Additionally, the first and/or second plates of the apparatus may
include a heating element and/or a cooling element for elevating
and reducing the temperature of the plates and thus, the materials
adjacent thereto, including air or liquid emitting devices to
achieve desired heating or cooling.
[0016] Thus in one aspect of the present invention, a method
adapted for forming a lenticular product from a plurality of sheet
materials is provided comprising the steps of: providing a first
sheet material; providing a second sheet material having an image
printed on one side, said image including a plurality of
registration marks in a predetermined relationship with said
printed image; removing a portion of said second sheet located
within said plurality registration marks to provide a plurality of
registration holes in said second sheet; providing a lenticular
forming die having a first plate comprising a plurality of lens
grooves and a plurality of registration pins or guides and a second
plate; placing said first sheet on said first plate; placing said
second sheet on said first plate such that said registration pins
or guides are received into said second sheet registration holes;
bringing said second plate into contact with said first plate; and
heating said first sheet and said second sheet to a desired
temperature for a period of time to substantially fuse said first
sheet with said second sheet and to form a plurality of lenticular
lenses on said first sheet.
BRIEF DESCRIPTION OF THE DRAWINGS
[0017] FIG. 1 is a cross-sectional elevation view of a typical
lenticular optical system;
[0018] FIG. 2a is an exploded front elevation view of one
embodiment of the apparatus for forming a lenticular product of the
present invention;
[0019] FIG. 2b is an exploded front elevation view of another
embodiment of the apparatus for forming a lenticular product of the
present invention;
[0020] FIG. 2c is an exploded front elevation view of still another
embodiment of the apparatus for forming a lenticular product of the
present invention;
[0021] FIG. 3 is top plan view of one embodiment of the lenticular
die plate of the present invention;
[0022] FIG. 4 is a side elevation view of the lenticular die plate
shown in FIG. 2a-c;
[0023] FIG. 5 is a bottom plan view of one embodiment of the punch
plate of the present invention; and
[0024] FIG. 6 is a perspective view of one embodiment of a
lenticular card of the present invention.

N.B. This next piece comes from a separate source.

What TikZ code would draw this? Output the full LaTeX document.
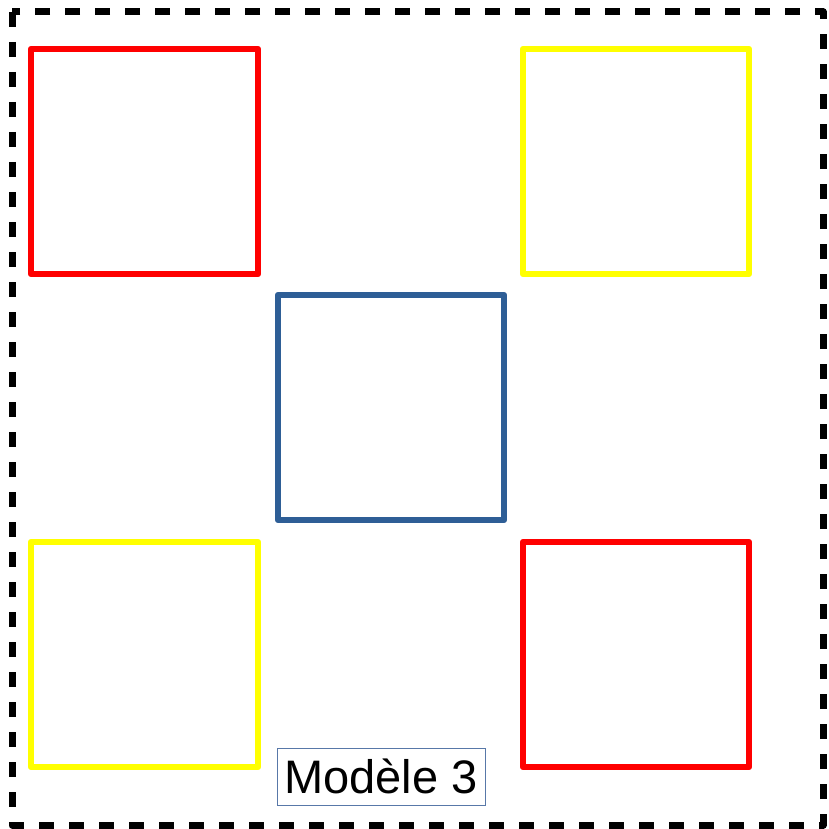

[0025] FIG. 7 is a side view of one embodiment of the present
invention with a pin extending through plates that line up the
plates along one or more pins. The pins can be about 5-6 inches
high and can preferably accommodate between 1 and 20 sheets at a
time.
[0026] FIG. 8 shows a side view of yet another embodiment of the
invention with extended registration pins or guides.
DETAILED DESCRIPTION
[0027] FIG. 1 shows a typical lenticular optical system 10 in
cross-sectional elevation view. The lenticular optical system 10
includes a substrate 12 and a lens body 14. The substrate 12
includes a plurality of alternate series of printed images 16. The
lens body 14 is a transparent material having a series of convex
ridges, or lenticular lenses 18, formed thereon. The series of
printed images 16a, 16b, and 16c are optically related to
corresponding lenticular lenses 18 such that the printed images are
alternately visible to an observer based upon the angular
displacement of the lenticular optical system 10. For example, when
the observer views the lenticular optical system 10 from a first
position A, the optical lines of sight are refracted by the
lenticular lenses 18 toward the first printed image 16a. Similarly,
when the observer views the lenticular optical system 10 from a
second position B, or third position C, the lines of sight are
correspondingly refracted by the lenticular lenses 18 toward the
second printed image 16b or third printed image 16c. If the printed
images 16 are properly aligned with the lenticular lenses 18, the
observer sees only one image. This result is often referred to as
complete cancellation. Higher quality lenticular systems correspond
to more complete cancellation. Although this discussion describes
three separate printed images, it is understood that improvements
in printing processes have enabled lenticular systems to comprise
more than two or three printed images. Accordingly, to the extent
the diagrammatic depiction of the lenticular system of FIG. 1 is
limited to three printed images, the present invention contemplates
the use of a large number of printed images where desired and is
not limited to three printed images (e.g. 4, 5, 6, etc., printed
images can be used).
[0028] In order to obtain the highest quality image possible,
complete cancellation of alternate images is desired. In order to
reach this goal, or otherwise approach it as near as possible, it
is necessary to properly align, or register, the printed image with
the lenticular lenses. The present invention obtains this goal by
providing an apparatus and method for forming a lenticular optical
registration system including a novel registration system.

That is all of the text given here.